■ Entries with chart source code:
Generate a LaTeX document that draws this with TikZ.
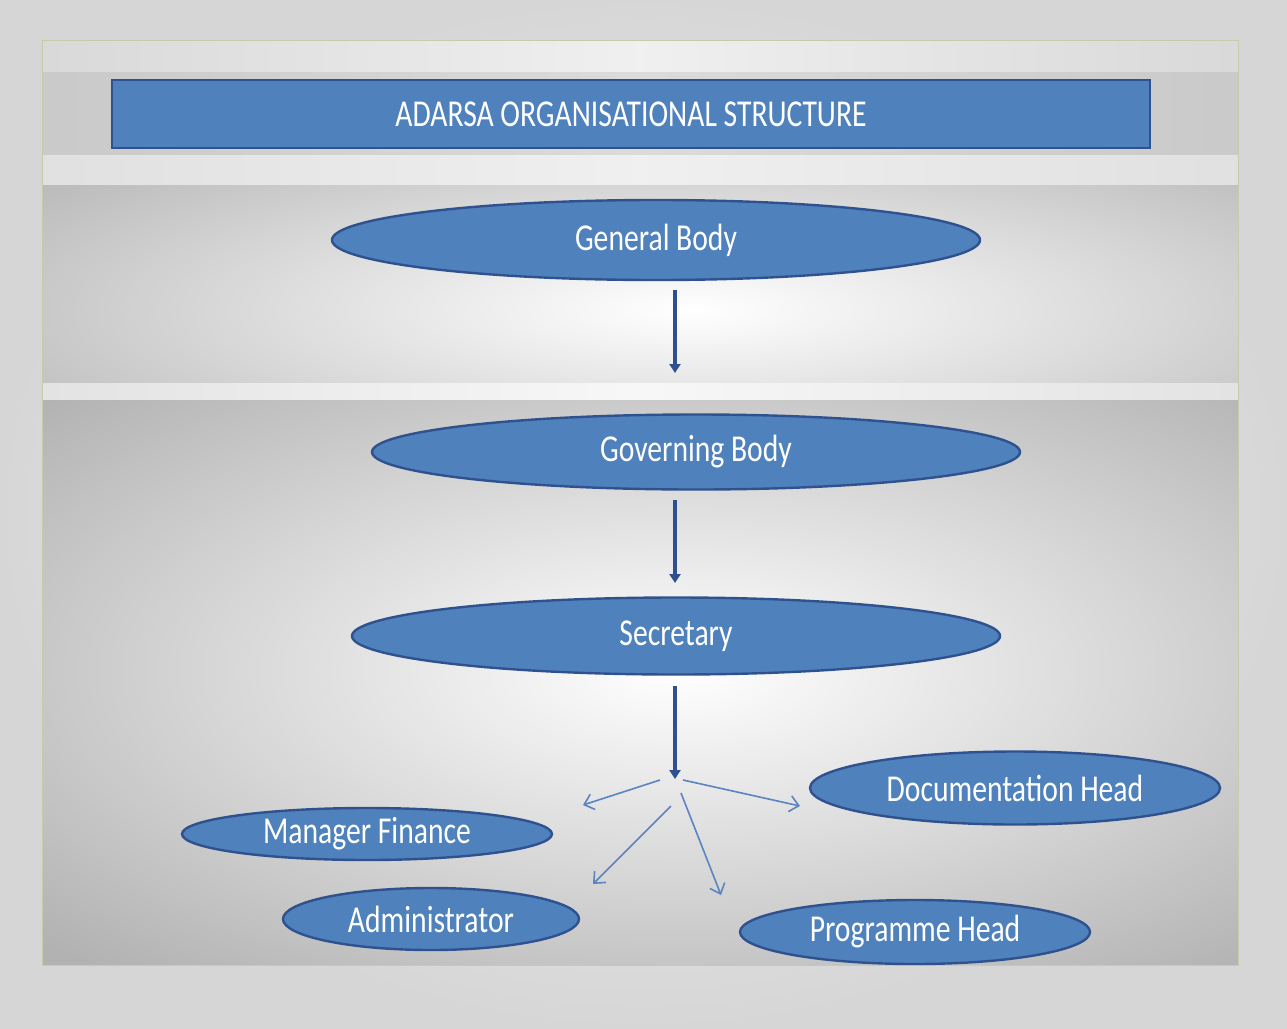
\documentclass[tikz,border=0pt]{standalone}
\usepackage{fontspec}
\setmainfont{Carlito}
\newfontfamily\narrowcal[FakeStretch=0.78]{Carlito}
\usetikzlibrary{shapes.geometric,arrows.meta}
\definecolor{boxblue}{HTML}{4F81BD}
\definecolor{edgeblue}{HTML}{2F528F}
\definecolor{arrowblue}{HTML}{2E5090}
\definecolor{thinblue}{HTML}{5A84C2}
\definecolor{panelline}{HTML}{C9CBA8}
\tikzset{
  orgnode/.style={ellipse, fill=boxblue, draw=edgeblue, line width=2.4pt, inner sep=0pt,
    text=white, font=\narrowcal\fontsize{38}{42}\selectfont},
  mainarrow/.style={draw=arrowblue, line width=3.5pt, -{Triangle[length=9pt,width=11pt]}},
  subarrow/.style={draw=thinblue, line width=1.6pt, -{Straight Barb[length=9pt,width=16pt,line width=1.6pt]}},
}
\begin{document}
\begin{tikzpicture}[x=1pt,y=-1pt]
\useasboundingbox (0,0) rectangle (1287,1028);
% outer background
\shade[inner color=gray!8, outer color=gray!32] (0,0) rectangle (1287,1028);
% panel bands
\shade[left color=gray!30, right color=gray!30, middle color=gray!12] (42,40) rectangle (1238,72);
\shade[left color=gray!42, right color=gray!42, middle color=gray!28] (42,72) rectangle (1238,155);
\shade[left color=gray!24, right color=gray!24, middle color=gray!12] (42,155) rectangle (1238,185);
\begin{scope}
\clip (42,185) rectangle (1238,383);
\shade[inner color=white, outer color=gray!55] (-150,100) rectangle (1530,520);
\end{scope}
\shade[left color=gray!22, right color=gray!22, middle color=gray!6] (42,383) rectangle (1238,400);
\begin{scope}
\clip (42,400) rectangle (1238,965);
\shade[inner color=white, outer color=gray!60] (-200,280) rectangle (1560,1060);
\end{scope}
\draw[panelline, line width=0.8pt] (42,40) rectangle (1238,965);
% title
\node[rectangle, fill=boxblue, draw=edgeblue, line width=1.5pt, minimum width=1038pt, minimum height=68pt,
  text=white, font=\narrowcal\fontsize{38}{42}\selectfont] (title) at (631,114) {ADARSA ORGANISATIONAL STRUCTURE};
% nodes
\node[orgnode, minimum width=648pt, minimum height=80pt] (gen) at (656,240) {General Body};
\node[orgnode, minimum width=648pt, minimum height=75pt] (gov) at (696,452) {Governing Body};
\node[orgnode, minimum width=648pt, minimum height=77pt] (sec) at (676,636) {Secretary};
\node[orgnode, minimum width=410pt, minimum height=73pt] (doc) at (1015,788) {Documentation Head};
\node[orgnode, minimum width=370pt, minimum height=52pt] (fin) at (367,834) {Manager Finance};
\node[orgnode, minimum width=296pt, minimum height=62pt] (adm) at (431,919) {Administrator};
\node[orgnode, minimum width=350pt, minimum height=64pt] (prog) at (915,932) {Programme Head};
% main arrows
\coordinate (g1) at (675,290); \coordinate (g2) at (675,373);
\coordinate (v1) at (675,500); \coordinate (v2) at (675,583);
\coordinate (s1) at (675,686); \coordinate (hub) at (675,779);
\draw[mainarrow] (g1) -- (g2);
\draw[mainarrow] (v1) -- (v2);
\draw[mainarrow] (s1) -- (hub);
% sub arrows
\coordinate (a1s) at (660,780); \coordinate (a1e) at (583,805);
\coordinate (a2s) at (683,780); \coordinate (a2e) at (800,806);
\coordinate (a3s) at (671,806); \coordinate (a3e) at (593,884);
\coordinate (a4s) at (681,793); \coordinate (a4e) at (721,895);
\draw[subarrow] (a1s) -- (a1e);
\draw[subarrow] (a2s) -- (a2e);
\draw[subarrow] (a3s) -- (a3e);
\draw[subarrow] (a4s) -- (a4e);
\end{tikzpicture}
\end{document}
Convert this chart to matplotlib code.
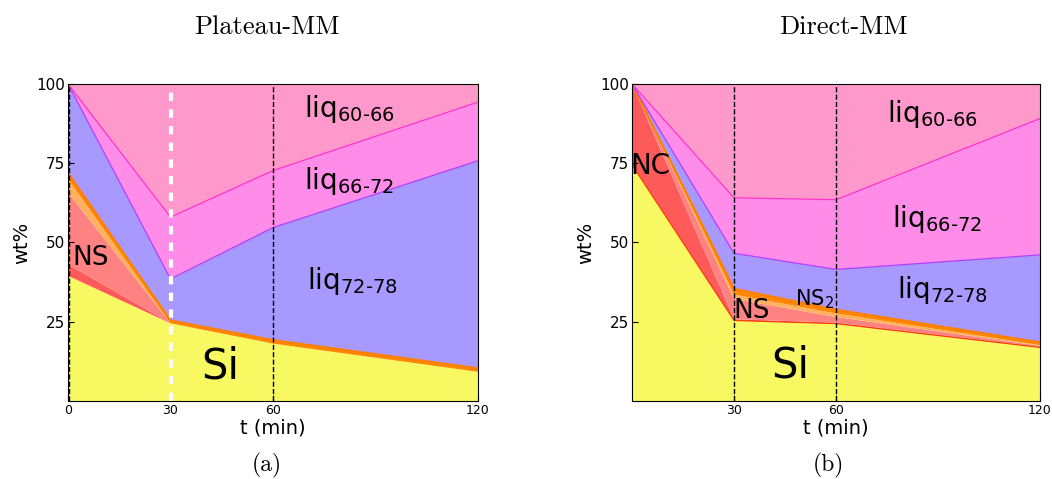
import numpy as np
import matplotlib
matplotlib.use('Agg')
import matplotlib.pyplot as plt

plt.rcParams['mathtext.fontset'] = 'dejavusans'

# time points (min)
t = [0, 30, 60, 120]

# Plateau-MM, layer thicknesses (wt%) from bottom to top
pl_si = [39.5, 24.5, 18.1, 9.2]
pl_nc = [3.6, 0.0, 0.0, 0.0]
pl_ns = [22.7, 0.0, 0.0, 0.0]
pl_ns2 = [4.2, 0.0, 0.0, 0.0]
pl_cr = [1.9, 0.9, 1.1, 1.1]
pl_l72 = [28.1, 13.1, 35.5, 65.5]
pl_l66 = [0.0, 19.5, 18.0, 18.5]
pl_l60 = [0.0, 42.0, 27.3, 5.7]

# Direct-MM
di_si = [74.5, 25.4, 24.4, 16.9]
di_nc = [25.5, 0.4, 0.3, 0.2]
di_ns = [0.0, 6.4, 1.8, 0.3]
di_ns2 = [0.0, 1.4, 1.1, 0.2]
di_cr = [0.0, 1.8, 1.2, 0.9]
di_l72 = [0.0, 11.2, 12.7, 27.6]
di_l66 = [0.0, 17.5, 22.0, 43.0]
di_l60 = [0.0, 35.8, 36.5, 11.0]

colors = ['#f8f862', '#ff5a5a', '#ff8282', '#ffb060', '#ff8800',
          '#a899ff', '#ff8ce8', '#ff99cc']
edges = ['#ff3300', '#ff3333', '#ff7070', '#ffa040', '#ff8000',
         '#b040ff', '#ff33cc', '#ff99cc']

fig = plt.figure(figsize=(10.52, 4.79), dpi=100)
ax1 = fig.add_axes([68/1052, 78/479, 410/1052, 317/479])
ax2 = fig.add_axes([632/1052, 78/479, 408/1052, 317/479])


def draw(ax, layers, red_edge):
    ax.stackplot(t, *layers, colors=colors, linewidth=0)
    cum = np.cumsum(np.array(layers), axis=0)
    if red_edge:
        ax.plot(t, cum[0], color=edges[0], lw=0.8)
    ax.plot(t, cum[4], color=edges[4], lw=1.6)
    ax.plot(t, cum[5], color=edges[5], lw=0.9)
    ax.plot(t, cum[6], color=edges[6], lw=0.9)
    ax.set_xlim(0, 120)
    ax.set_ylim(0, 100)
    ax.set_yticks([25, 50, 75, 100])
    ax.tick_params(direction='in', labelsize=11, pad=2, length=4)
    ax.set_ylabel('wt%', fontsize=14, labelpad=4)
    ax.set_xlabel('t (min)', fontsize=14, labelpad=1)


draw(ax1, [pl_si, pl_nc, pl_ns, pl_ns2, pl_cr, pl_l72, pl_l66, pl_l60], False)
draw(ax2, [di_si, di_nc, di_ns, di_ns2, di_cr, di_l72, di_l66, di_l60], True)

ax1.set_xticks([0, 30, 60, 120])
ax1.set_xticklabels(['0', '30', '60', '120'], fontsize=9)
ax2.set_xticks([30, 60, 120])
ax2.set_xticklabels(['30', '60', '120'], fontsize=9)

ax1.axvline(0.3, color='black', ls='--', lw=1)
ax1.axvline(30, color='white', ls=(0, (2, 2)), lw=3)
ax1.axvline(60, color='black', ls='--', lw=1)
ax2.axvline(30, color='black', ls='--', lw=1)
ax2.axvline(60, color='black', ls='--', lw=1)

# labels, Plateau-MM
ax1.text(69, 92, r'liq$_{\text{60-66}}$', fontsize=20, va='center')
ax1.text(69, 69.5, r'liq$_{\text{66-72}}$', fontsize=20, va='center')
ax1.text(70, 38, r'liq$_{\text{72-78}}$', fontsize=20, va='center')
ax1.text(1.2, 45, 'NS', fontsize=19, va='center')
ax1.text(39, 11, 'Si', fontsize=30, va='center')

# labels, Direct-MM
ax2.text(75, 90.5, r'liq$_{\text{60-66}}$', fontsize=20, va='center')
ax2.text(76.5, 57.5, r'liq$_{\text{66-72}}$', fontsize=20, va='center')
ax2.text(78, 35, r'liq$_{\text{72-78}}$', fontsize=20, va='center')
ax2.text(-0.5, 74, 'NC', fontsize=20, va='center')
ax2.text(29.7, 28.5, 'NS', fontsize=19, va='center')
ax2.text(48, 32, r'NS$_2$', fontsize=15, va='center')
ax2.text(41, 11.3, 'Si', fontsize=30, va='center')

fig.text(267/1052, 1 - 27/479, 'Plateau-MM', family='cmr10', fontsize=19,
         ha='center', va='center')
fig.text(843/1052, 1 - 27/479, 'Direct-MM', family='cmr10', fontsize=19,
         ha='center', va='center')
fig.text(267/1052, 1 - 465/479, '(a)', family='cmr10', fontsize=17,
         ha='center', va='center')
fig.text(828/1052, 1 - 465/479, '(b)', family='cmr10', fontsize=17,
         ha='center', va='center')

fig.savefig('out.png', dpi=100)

■ What the exercise asks: Keep to the stretch from the line containing "Convert this chart to matplotlib code." through the line containing "t = [0, 30, 60, 120]", both ends included, and copy it exactly from the listing above, minus the pictures.

■ Response to the task:
Convert this chart to matplotlib code.
import numpy as np
import matplotlib
matplotlib.use('Agg')
import matplotlib.pyplot as plt

plt.rcParams['mathtext.fontset'] = 'dejavusans'

# time points (min)
t = [0, 30, 60, 120]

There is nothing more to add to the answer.